◆ **Given exercise**: Will you write out the data exactly, excluding every picture?

◆ **Information supplied**:
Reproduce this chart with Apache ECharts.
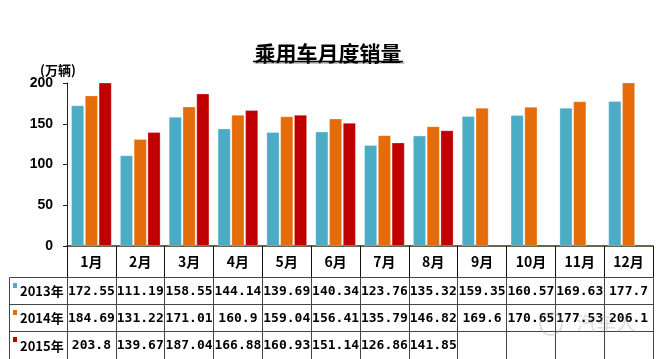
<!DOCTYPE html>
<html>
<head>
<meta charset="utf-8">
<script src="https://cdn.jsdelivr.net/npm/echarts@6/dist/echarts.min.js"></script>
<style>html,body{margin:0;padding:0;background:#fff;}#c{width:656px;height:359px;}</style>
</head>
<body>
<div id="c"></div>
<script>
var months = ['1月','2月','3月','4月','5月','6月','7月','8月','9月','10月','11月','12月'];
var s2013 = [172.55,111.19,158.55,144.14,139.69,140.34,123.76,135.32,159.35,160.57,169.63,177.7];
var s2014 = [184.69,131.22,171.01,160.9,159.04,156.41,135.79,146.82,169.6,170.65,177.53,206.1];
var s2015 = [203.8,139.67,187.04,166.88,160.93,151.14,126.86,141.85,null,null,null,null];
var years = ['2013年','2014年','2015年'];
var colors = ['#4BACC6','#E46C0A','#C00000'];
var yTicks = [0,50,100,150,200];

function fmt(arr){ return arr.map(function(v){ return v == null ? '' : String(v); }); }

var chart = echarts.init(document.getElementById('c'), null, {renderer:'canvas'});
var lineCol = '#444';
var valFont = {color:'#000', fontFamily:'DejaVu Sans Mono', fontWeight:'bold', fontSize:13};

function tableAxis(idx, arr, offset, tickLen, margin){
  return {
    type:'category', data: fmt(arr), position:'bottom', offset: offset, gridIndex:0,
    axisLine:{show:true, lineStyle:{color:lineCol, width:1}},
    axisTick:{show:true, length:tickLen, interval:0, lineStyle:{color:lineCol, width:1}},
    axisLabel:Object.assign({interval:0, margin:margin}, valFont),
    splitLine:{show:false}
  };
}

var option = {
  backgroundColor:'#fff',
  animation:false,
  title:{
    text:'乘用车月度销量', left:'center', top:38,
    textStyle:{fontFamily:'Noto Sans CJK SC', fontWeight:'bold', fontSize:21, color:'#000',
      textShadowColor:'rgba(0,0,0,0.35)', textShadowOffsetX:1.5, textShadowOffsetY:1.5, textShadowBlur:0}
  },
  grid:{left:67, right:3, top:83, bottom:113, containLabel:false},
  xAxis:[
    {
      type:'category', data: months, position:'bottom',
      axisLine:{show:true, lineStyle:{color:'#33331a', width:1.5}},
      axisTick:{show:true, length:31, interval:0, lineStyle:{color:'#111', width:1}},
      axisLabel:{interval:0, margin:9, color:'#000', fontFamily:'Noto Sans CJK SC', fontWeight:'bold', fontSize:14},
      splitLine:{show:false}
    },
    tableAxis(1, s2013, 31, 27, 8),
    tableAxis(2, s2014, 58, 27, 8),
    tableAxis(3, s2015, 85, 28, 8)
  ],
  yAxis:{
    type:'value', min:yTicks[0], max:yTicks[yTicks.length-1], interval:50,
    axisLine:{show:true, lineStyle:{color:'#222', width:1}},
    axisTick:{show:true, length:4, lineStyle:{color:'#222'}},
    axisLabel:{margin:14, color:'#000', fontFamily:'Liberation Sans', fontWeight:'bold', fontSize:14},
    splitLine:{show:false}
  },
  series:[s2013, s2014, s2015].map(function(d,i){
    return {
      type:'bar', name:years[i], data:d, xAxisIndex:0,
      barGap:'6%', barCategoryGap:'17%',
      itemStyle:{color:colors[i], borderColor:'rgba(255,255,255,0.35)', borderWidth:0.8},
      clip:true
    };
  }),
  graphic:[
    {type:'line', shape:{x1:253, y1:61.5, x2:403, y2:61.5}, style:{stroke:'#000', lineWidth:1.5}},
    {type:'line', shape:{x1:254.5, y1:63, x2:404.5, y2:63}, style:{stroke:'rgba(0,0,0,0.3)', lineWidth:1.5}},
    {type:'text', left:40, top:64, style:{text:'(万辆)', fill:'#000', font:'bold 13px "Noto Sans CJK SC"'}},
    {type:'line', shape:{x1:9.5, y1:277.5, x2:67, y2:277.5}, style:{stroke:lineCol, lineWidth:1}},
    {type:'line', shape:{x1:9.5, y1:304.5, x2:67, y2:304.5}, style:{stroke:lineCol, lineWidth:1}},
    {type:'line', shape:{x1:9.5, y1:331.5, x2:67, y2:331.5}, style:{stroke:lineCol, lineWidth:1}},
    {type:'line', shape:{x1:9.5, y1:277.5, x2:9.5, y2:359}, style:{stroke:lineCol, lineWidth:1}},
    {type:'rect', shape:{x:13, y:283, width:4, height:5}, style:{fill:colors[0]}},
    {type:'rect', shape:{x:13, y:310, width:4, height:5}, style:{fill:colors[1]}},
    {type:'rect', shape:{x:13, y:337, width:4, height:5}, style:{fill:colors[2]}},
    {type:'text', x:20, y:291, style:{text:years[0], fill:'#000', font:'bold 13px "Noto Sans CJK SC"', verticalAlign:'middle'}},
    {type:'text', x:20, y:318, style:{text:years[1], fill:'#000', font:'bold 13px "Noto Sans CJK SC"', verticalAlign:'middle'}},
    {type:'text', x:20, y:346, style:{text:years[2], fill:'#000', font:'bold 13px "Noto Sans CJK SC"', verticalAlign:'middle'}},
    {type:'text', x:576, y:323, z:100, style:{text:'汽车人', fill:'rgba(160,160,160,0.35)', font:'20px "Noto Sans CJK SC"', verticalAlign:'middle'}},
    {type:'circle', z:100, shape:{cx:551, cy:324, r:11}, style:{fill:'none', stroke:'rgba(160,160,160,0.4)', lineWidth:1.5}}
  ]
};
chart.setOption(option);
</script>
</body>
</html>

◆ **Answer to this problem**:
Reproduce this chart with Apache ECharts.
<!DOCTYPE html>
<html>
<head>
<meta charset="utf-8">
<script src="https://cdn.jsdelivr.net/npm/echarts@6/dist/echarts.min.js"></script>
<style>html,body{margin:0;padding:0;background:#fff;}#c{width:656px;height:359px;}</style>
</head>
<body>
<div id="c"></div>
<script>
var months = ['1月','2月','3月','4月','5月','6月','7月','8月','9月','10月','11月','12月'];
var s2013 = [172.55,111.19,158.55,144.14,139.69,140.34,123.76,135.32,159.35,160.57,169.63,177.7];
var s2014 = [184.69,131.22,171.01,160.9,159.04,156.41,135.79,146.82,169.6,170.65,177.53,206.1];
var s2015 = [203.8,139.67,187.04,166.88,160.93,151.14,126.86,141.85,null,null,null,null];
var years = ['2013年','2014年','2015年'];
var colors = ['#4BACC6','#E46C0A','#C00000'];
var yTicks = [0,50,100,150,200];

function fmt(arr){ return arr.map(function(v){ return v == null ? '' : String(v); }); }

var chart = echarts.init(document.getElementById('c'), null, {renderer:'canvas'});
var lineCol = '#444';
var valFont = {color:'#000', fontFamily:'DejaVu Sans Mono', fontWeight:'bold', fontSize:13};

function tableAxis(idx, arr, offset, tickLen, margin){
  return {
    type:'category', data: fmt(arr), position:'bottom', offset: offset, gridIndex:0,
    axisLine:{show:true, lineStyle:{color:lineCol, width:1}},
    axisTick:{show:true, length:tickLen, interval:0, lineStyle:{color:lineCol, width:1}},
    axisLabel:Object.assign({interval:0, margin:margin}, valFont),
    splitLine:{show:false}
  };
}

var option = {
  backgroundColor:'#fff',
  animation:false,
  title:{
    text:'乘用车月度销量', left:'center', top:38,
    textStyle:{fontFamily:'Noto Sans CJK SC', fontWeight:'bold', fontSize:21, color:'#000',
      textShadowColor:'rgba(0,0,0,0.35)', textShadowOffsetX:1.5, textShadowOffsetY:1.5, textShadowBlur:0}
  },
  grid:{left:67, right:3, top:83, bottom:113, containLabel:false},
  xAxis:[
    {
      type:'category', data: months, position:'bottom',
      axisLine:{show:true, lineStyle:{color:'#33331a', width:1.5}},
      axisTick:{show:true, length:31, interval:0, lineStyle:{color:'#111', width:1}},
      axisLabel:{interval:0, margin:9, color:'#000', fontFamily:'Noto Sans CJK SC', fontWeight:'bold', fontSize:14},
      splitLine:{show:false}
    },
    tableAxis(1, s2013, 31, 27, 8),
    tableAxis(2, s2014, 58, 27, 8),
    tableAxis(3, s2015, 85, 28, 8)
  ],
  yAxis:{
    type:'value', min:yTicks[0], max:yTicks[yTicks.length-1], interval:50,
    axisLine:{show:true, lineStyle:{color:'#222', width:1}},
    axisTick:{show:true, length:4, lineStyle:{color:'#222'}},
    axisLabel:{margin:14, color:'#000', fontFamily:'Liberation Sans', fontWeight:'bold', fontSize:14},
    splitLine:{show:false}
  },
  series:[s2013, s2014, s2015].map(function(d,i){
    return {
      type:'bar', name:years[i], data:d, xAxisIndex:0,
      barGap:'6%', barCategoryGap:'17%',
      itemStyle:{color:colors[i], borderColor:'rgba(255,255,255,0.35)', borderWidth:0.8},
      clip:true
    };
  }),
  graphic:[
    {type:'line', shape:{x1:253, y1:61.5, x2:403, y2:61.5}, style:{stroke:'#000', lineWidth:1.5}},
    {type:'line', shape:{x1:254.5, y1:63, x2:404.5, y2:63}, style:{stroke:'rgba(0,0,0,0.3)', lineWidth:1.5}},
    {type:'text', left:40, top:64, style:{text:'(万辆)', fill:'#000', font:'bold 13px "Noto Sans CJK SC"'}},
    {type:'line', shape:{x1:9.5, y1:277.5, x2:67, y2:277.5}, style:{stroke:lineCol, lineWidth:1}},
    {type:'line', shape:{x1:9.5, y1:304.5, x2:67, y2:304.5}, style:{stroke:lineCol, lineWidth:1}},
    {type:'line', shape:{x1:9.5, y1:331.5, x2:67, y2:331.5}, style:{stroke:lineCol, lineWidth:1}},
    {type:'line', shape:{x1:9.5, y1:277.5, x2:9.5, y2:359}, style:{stroke:lineCol, lineWidth:1}},
    {type:'rect', shape:{x:13, y:283, width:4, height:5}, style:{fill:colors[0]}},
    {type:'rect', shape:{x:13, y:310, width:4, height:5}, style:{fill:colors[1]}},
    {type:'rect', shape:{x:13, y:337, width:4, height:5}, style:{fill:colors[2]}},
    {type:'text', x:20, y:291, style:{text:years[0], fill:'#000', font:'bold 13px "Noto Sans CJK SC"', verticalAlign:'middle'}},
    {type:'text', x:20, y:318, style:{text:years[1], fill:'#000', font:'bold 13px "Noto Sans CJK SC"', verticalAlign:'middle'}},
    {type:'text', x:20, y:346, style:{text:years[2], fill:'#000', font:'bold 13px "Noto Sans CJK SC"', verticalAlign:'middle'}},
    {type:'text', x:576, y:323, z:100, style:{text:'汽车人', fill:'rgba(160,160,160,0.35)', font:'20px "Noto Sans CJK SC"', verticalAlign:'middle'}},
    {type:'circle', z:100, shape:{cx:551, cy:324, r:11}, style:{fill:'none', stroke:'rgba(160,160,160,0.4)', lineWidth:1.5}}
  ]
};
chart.setOption(option);
</script>
</body>
</html>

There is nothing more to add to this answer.